Now, let $$f(a,b,c,\lambda)=\sum_{cyc}\sqrt{a+1}-\frac{2\sqrt2+1}{2}\sqrt{\prod_{cyc}(a+1)}+\lambda(ab+ac+bc-1).$$ Thus, $$\frac{\partial f}{\partial a}=\frac{\partial f}{\partial b}=\frac{\partial f}{\partial c}=0$$ or $$\frac{1}{2\sqrt{a+1}}-\frac{2\sqrt2+1}{2}\frac{\sqrt{(b+1)(c+1)}}{2\sqrt{a+1}}+\lambda(b+c)=$$ $$=\frac{1}{2\sqrt{b+1}}-\frac{2\sqrt2+1}{2}\frac{\sqrt{(a+1)(c+1)}}{2\sqrt{b+1}}+\lambda(a+c)=$$ $$=\frac{1}{2\sqrt{c+1}}-\frac{2\sqrt2+1}{2}\frac{\sqrt{(b+1)(a+1)}}{2\sqrt{c+1}}+\lambda(b+a)=0.$$ Now, let $a\neq b$ and $a\neq c$.
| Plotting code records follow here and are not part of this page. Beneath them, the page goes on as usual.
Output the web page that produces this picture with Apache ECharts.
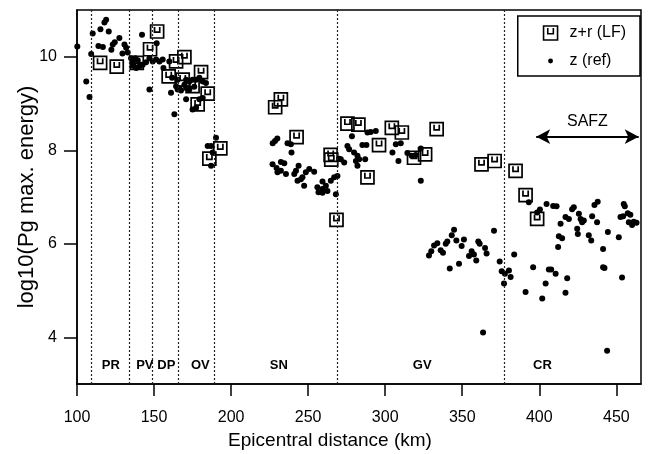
<!DOCTYPE html>
<html><head><meta charset="utf-8">
<script src="https://cdn.jsdelivr.net/npm/echarts@6/dist/echarts.min.js"></script>
<style>html,body{margin:0;padding:0;background:#fff}#c{width:650px;height:454px}</style>
</head><body><div id="c"></div>
<script>
// ---- data ----
const xTicks = [100, 150, 200, 250, 300, 350, 400, 450];
const yTicks = [4, 6, 8, 10];
const boundaries = [109, 134, 149, 166, 189, 269, 377];
const regionNames = ['PR', 'PV', 'DP', 'OV', 'SN', 'GV', 'CR'];
const regionX = [122, 144, 158, 180, 231, 324, 402];
const regionY = 3.4;
const safzRange = [398, 464.5];
const safzY = 8.29;

const zrLF = [
  [115.0, 9.87], [125.8, 9.79], [138.8, 9.87], [147.4, 10.16], [152.0, 10.54],
  [159.5, 9.58], [164.3, 9.90], [168.6, 9.51], [169.7, 9.99], [175.0, 9.37],
  [178.3, 8.98], [180.5, 9.67], [184.8, 9.21], [185.9, 7.82], [193.0, 8.04],
  [228.6, 8.92], [232.3, 9.09], [242.5, 8.28], [264.6, 7.90], [265.0, 7.80],
  [268.4, 6.51], [275.5, 8.57], [282.6, 8.55], [288.5, 7.42], [296.0, 8.11],
  [304.3, 8.48], [310.8, 8.38], [318.7, 7.84], [325.9, 7.91], [333.4, 8.45],
  [362.5, 7.70], [371.0, 7.77], [384.6, 7.56], [391.1, 7.04], [398.6, 6.53]
];

const zRef = [
  // PR
  [100.2, 10.22], [106.0, 9.47], [108.1, 9.14], [109.2, 10.06], [110.2, 10.50],
  [113.9, 10.23], [116.8, 10.21], [115.2, 10.59], [117.8, 10.73], [118.9, 10.79],
  [120.6, 10.54], [122.3, 10.15], [123.2, 10.26], [124.5, 10.31], [127.5, 10.40],
  [129.5, 10.07], [130.8, 10.26], [131.9, 10.19], [132.9, 10.09],
  // PV
  [135.1, 9.97], [136.2, 9.87], [136.8, 9.80], [137.9, 9.97], [138.4, 9.76],
  [139.4, 9.92], [140.5, 9.79], [141.6, 9.83], [142.2, 10.47], [142.6, 9.83],
  [144.8, 9.88], [147.0, 9.97], [147.0, 9.30],
  // DP
  [149.1, 9.90], [151.3, 9.94], [151.7, 10.29], [153.5, 9.90], [155.6, 9.94],
  [156.1, 9.76], [159.9, 9.90], [161.0, 9.23], [161.7, 9.55], [163.2, 8.77],
  [164.3, 9.37], [165.3, 9.51], [165.3, 9.30],
  // OV
  [166.4, 9.33], [167.5, 9.28], [169.7, 9.40], [170.8, 9.51], [170.8, 9.33],
  [170.8, 9.09], [172.9, 9.47], [172.9, 9.30], [175.0, 9.51], [175.0, 8.87],
  [176.1, 9.36], [177.3, 9.51], [177.3, 8.91], [179.4, 9.55], [179.4, 9.09],
  [181.6, 9.47], [181.6, 9.12], [183.7, 9.44], [184.8, 8.09], [187.0, 8.09],
  [187.0, 7.67], [188.0, 7.95], [190.2, 8.27],
  // SN
  [227.0, 8.15], [228.5, 8.20], [230.0, 8.25], [236.6, 8.15], [238.8, 8.13],
  [239.2, 7.95], [226.9, 7.70], [229.5, 7.62], [232.3, 7.75], [234.5, 7.72],
  [230.1, 7.53], [232.3, 7.56], [235.6, 7.49], [241.0, 7.49], [242.1, 7.56],
  [243.8, 7.67], [248.5, 7.53], [250.7, 7.60], [253.9, 7.54], [246.3, 7.42],
  [243.1, 7.35], [247.4, 7.24], [256.0, 7.21], [259.3, 7.17], [262.5, 7.13],
  [261.5, 7.24], [264.7, 7.35], [266.9, 7.42], [269.0, 7.45], [256.7, 7.10],
  [259.3, 7.09], [268.0, 7.06], [245.3, 7.38], [259.3, 7.33],
  // GV upper
  [270.1, 7.82], [271.2, 7.81], [273.4, 7.74], [275.5, 8.09], [276.6, 8.02],
  [278.4, 8.30], [279.8, 7.95], [282.0, 7.88], [281.0, 7.77], [283.1, 7.81],
  [287.0, 7.81], [282.0, 7.67], [285.2, 8.11], [287.8, 8.11], [288.5, 8.38],
  [290.6, 8.39], [293.9, 8.41], [304.7, 7.95], [308.6, 7.77], [306.9, 8.13],
  [310.1, 8.15], [314.4, 7.94], [317.2, 7.88], [319.8, 7.90], [323.1, 8.04],
  [323.1, 7.35],
  // GV lower
  [328.4, 5.75], [329.9, 5.84], [331.7, 5.96], [333.8, 6.01], [336.0, 5.86],
  [337.5, 5.81], [339.3, 6.00], [340.3, 6.05], [343.2, 6.18], [344.7, 6.30],
  [346.2, 6.07], [341.9, 5.47], [347.9, 5.57], [349.6, 5.95], [351.1, 6.09],
  [354.4, 5.74], [356.1, 5.84], [357.6, 5.77], [359.1, 5.64], [360.4, 6.05],
  [361.3, 6.00], [364.8, 5.91], [365.8, 5.79], [363.5, 4.10], [370.6, 6.28],
  [374.3, 5.62], [375.6, 5.41], [377.7, 5.36], [377.1, 5.15], [380.3, 5.43],
  [381.4, 5.29], [383.7, 5.77],
  // CR
  [396.0, 5.50], [406.2, 5.45], [407.7, 5.45], [410.6, 5.36], [404.1, 5.15],
  [391.1, 4.97], [401.9, 4.83], [417.0, 4.95], [418.1, 5.26], [441.4, 5.50],
  [442.3, 5.48], [453.7, 5.28], [444.0, 3.71],
  [393.2, 6.89], [398.6, 6.67], [400.4, 6.73], [404.7, 6.85], [409.0, 6.81],
  [411.2, 6.80], [413.8, 6.43], [417.0, 6.57], [419.2, 6.53], [421.3, 6.74],
  [422.4, 6.78], [425.7, 6.64], [426.8, 6.53], [427.8, 6.46], [428.9, 6.50],
  [424.6, 6.32], [425.0, 6.21], [434.3, 6.59], [437.5, 6.46], [435.8, 6.83],
  [437.9, 6.90], [412.7, 6.16], [414.8, 6.12], [412.2, 5.93], [432.1, 6.18],
  [433.7, 6.07], [444.5, 6.25], [451.6, 6.14], [441.4, 5.89], [454.8, 6.85],
  [455.5, 6.80], [457.4, 6.65], [459.1, 6.62], [452.7, 6.57], [454.4, 6.59],
  [458.1, 6.46], [461.3, 6.47], [463.1, 6.45], [460.2, 6.40]
];

// ---- chart ----
const FONT = 'Liberation Sans, Arial, sans-serif';
const squarePath = 'path://M0,0H20V20H0Z M6,3V11H14V3';
const dotIcon = 'path://M0,0M20,20M6.5,10a3.5,3.5 0 1,0 7,0a3.5,3.5 0 1,0 -7,0Z';

const chart = echarts.init(document.getElementById('c'), null, {renderer: 'canvas'});
chart.setOption({
  animation: false,
  backgroundColor: '#fff',
  grid: {left: 77, right: 9, top: 10, bottom: 70, show: true, borderColor: '#000', borderWidth: 1.5, outerBoundsMode: 'none'},
  legend: {
    right: 10, top: 16, orient: 'vertical',
    borderColor: '#000', borderWidth: 1.5, borderRadius: 0,
    padding: [9, 14, 7, 25], itemGap: 12, itemWidth: 14, itemHeight: 14,
    textStyle: {fontFamily: FONT, fontSize: 16, color: '#000', padding: [0, 0, 0, 7]},
    data: [
      {name: 'z+r (LF)', icon: squarePath, itemStyle: {color: 'rgba(0,0,0,0)', borderColor: '#000', borderWidth: 1.6}},
      {name: 'z (ref)', icon: dotIcon, itemStyle: {color: '#000', borderWidth: 0}}
    ]
  },
  xAxis: {
    type: 'value', min: 100, max: 466,
    name: 'Epicentral distance (km)', nameLocation: 'middle', nameGap: 46,
    nameTextStyle: {fontFamily: FONT, fontSize: 19, color: '#000', padding: [0, 58, 0, 0]},
    axisLine: {show: true, onZero: false, lineStyle: {color: '#000', width: 1.5}},
    axisTick: {show: true, length: 12, customValues: xTicks, lineStyle: {color: '#000', width: 1.5}},
    axisLabel: {customValues: xTicks, fontFamily: FONT, fontSize: 16, color: '#000', margin: 26},
    splitLine: {show: false}
  },
  yAxis: {
    type: 'value', min: 3, max: 11,
    name: 'log10(Pg max. energy)', nameLocation: 'middle', nameGap: 39, nameRotate: 90,
    nameMoveOverlap: false,
    nameTextStyle: {fontFamily: FONT, fontSize: 22, color: '#000'},
    axisLine: {show: true, onZero: false, lineStyle: {color: '#000', width: 1.5}},
    axisTick: {show: true, length: 13, customValues: yTicks, lineStyle: {color: '#000', width: 1.5}},
    axisLabel: {customValues: yTicks, fontFamily: FONT, fontSize: 16, color: '#000', margin: 20},
    splitLine: {show: false}
  },
  series: [
    {
      name: 'z (ref)', type: 'scatter', data: zRef, symbol: 'circle', symbolSize: 6,
      itemStyle: {color: '#000', opacity: 1}, z: 3,
      markLine: {
        silent: true, symbol: 'none', animation: false,
        label: {show: false},
        lineStyle: {type: [2, 2], color: '#222', width: 1.2},
        data: boundaries.map(v => ({xAxis: v}))
      }
    },
    {
      name: 'z+r (LF)', type: 'scatter', data: zrLF, symbol: squarePath, symbolSize: 13,
      itemStyle: {color: 'rgba(0,0,0,0)', borderColor: '#000', borderWidth: 1.7, opacity: 1}, z: 4,
      markLine: {
        silent: true, animation: false,
        symbol: ['arrow', 'arrow'], symbolSize: [11, 14],
        lineStyle: {type: 'solid', color: '#000', width: 2},
        label: {show: true, position: 'middle', formatter: 'SAFZ', distance: 7,
                fontFamily: FONT, fontSize: 16, color: '#000'},
        data: [[{coord: [safzRange[0], safzY]}, {coord: [safzRange[1], safzY]}]]
      }
    },
    {
      name: 'regions', type: 'scatter', symbolSize: 0, silent: true,
      data: regionNames.map((n, i) => [regionX[i], regionY, n]),
      itemStyle: {opacity: 1},
      label: {show: true, position: 'inside', formatter: p => p.value[2],
              fontFamily: FONT, fontSize: 13, fontWeight: 'bold', color: '#000'}
    }
  ]
});
</script>
</body></html>
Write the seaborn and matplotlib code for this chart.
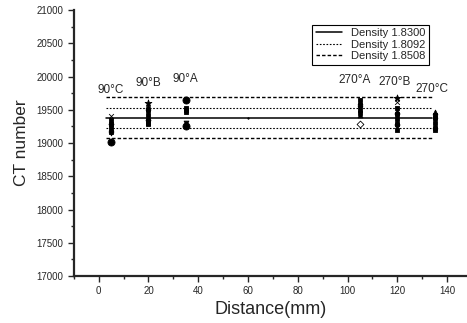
import pandas as pd
import matplotlib.pyplot as plt
import seaborn as sns
from matplotlib.ticker import MultipleLocator

# points mesures (distance en mm, nombre CT, marqueur)
x_90c = [5, 5, 5, 5, 5, 5, 5, 5, 5, 5]
y_90c = [19400, 19350, 19320, 19290, 19260, 19230, 19200, 19170, 19150, 19020]
m_90c = ["x", "s", "^", "s", "v", "s", "^", "s", "v", "o"]

x_90b = [20, 20, 20, 20, 20, 20, 20, 20, 20, 20]
y_90b = [19600, 19550, 19500, 19460, 19420, 19380, 19350, 19320, 19300, 19280]
m_90b = ["*", "^", "s", "v", "s", "^", "s", "v", "s", "s"]

x_90a = [35, 35, 35, 35, 35, 35]
y_90a = [19650, 19520, 19490, 19460, 19300, 19260]
m_90a = ["o", "s", "s", "s", "v", "o"]

x_mid = [60]
y_mid = [19376]
m_mid = ["."]

x_270a = [105, 105, 105, 105, 105, 105, 105, 105]
y_270a = [19650, 19610, 19570, 19530, 19490, 19450, 19420, 19290]
m_270a = ["s", "^", "s", "v", "s", "s", "^", "D"]

x_270b = [120] * 11
y_270b = [19680, 19620, 19520, 19480, 19440, 19400, 19360, 19320, 19280, 19240, 19200]
m_270b = ["*", "x", "s", "^", "s", "v", "s", "^", "s", "v", "s"]

x_270c = [135] * 8
y_270c = [19460, 19420, 19380, 19340, 19300, 19260, 19220, 19200]
m_270c = ["^", "s", "s", "v", "s", "^", "s", "s"]

# niveaux de reference
line_x = [3, 134]
level_1830 = 19376
levels_1809 = [19526, 19226]
levels_1851 = [19692, 19075]

labels = ["90°C", "90°B", "90°A", "270°A", "270°B", "270°C"]
label_x = [5, 20, 35, 103, 119, 134]
label_y = [19800, 19900, 19960, 19950, 19920, 19810]

data = pd.DataFrame({
    "x": x_90c + x_90b + x_90a + x_mid + x_270a + x_270b + x_270c,
    "y": y_90c + y_90b + y_90a + y_mid + y_270a + y_270b + y_270c,
    "m": m_90c + m_90b + m_90a + m_mid + m_270a + m_270b + m_270c,
})

sns.set_style("ticks")
plt.rcParams["font.family"] = ["Liberation Sans", "DejaVu Sans"]

fig = plt.figure(figsize=(4.67, 3.23), dpi=100)
ax = fig.add_axes([0.158, 0.1455, 0.842, 0.8235])

sns.lineplot(x=line_x, y=[level_1830] * 2, ax=ax, color="black", lw=1.1,
             label="Density 1.8300")
for i, v in enumerate(levels_1809):
    sns.lineplot(x=line_x, y=[v] * 2, ax=ax, color="black", lw=0.8,
                 dashes=False, linestyle=(0, (1.5, 1.5)),
                 label="Density 1.8092" if i == 0 else None)
for i, v in enumerate(levels_1851):
    sns.lineplot(x=line_x, y=[v] * 2, ax=ax, color="black", lw=1.0,
                 dashes=False, linestyle=(0, (2.5, 1.5)),
                 label="Density 1.8508" if i == 0 else None)

for mk, grp in data.groupby("m"):
    size = 26 if mk in ("o", "*") else (4 if mk == "." else 12)
    face = "white" if mk == "D" else "black"
    sns.scatterplot(data=grp, x="x", y="y", marker=mk, s=size, color=face,
                    edgecolor="black", linewidth=0.6, ax=ax, legend=False)

for t, lx, ly in zip(labels, label_x, label_y):
    ax.text(lx, ly, t, ha="center", va="center", fontsize=8.5)

ax.set_xlim(-10, 148)
ax.set_ylim(17000, 21000)
ax.xaxis.set_major_locator(MultipleLocator(20))
ax.xaxis.set_minor_locator(MultipleLocator(10))
ax.yaxis.set_major_locator(MultipleLocator(500))
ax.yaxis.set_minor_locator(MultipleLocator(250))
ax.tick_params(which="major", direction="out", length=4, width=1, labelsize=7)
ax.tick_params(which="minor", direction="out", length=2.5, width=1)
for s in ["top", "right"]:
    ax.spines[s].set_visible(False)
for s in ["left", "bottom"]:
    ax.spines[s].set_linewidth(1.6)

ax.set_xlabel("Distance(mm)", fontsize=13, labelpad=3)
ax.set_ylabel("CT number", fontsize=12.5, labelpad=5)

leg = ax.legend(loc="upper left", bbox_to_anchor=(0.607, 0.945), fontsize=8,
                frameon=True, fancybox=False, edgecolor="black", framealpha=1,
                handlelength=2.4, borderpad=0.3, labelspacing=0.15,
                handletextpad=0.8, borderaxespad=0)
leg.get_frame().set_linewidth(0.8)

plt.savefig("out.png", dpi=100)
Thus, $$\sqrt{a+1}+2\lambda(b+c)(a+1)=\sqrt{b+1}+2\lambda(a+c)(b+1)$$ or $$\frac{a-b}{\sqrt{a+1}+\sqrt{b+1}}+2\lambda(a-b)(c-1)=0$$ or $$\frac{1}{\sqrt{a+1}+\sqrt{b+1}}+2\lambda(c-1)=0.$$ By the similar way we obtain: $$\frac{1}{\sqrt{a+1}+\sqrt{c+1}}+2\lambda(b-1)=0,$$ which gives $$\left(\sqrt{a+1}+\sqrt{b+1}\right)(c-1)=\left(\sqrt{a+1}+\sqrt{c+1}\right)(b-1)$$ or $$b\sqrt{a+1}-c\sqrt{a+1}+b\sqrt{c+1}-c\sqrt{b+1}+\sqrt{b+1}-\sqrt{c+1}=0$$ or $$(b-c)\left(\sqrt{a+1}+\frac{bc+b+c}{b\sqrt{c+1}+c\sqrt{b+1}}+\frac{1}{\sqrt{b+1}+\sqrt{c+1}}\right)=0,$$ which gives $b=c$ and it's enough to prove our inequality for equality case of two variables.

Let $b=a$ and $c=\frac{1-a^2}{2a},$ where $0<a<1$.

Thus, we need to prove that: $$\frac{1}{a+1}+\frac{2}{\sqrt{(a+1)\left(\frac{1-a^2}{2a}+1\right)}}\leq\frac{2\sqrt2+1}{2}$$ and the rest is smooth.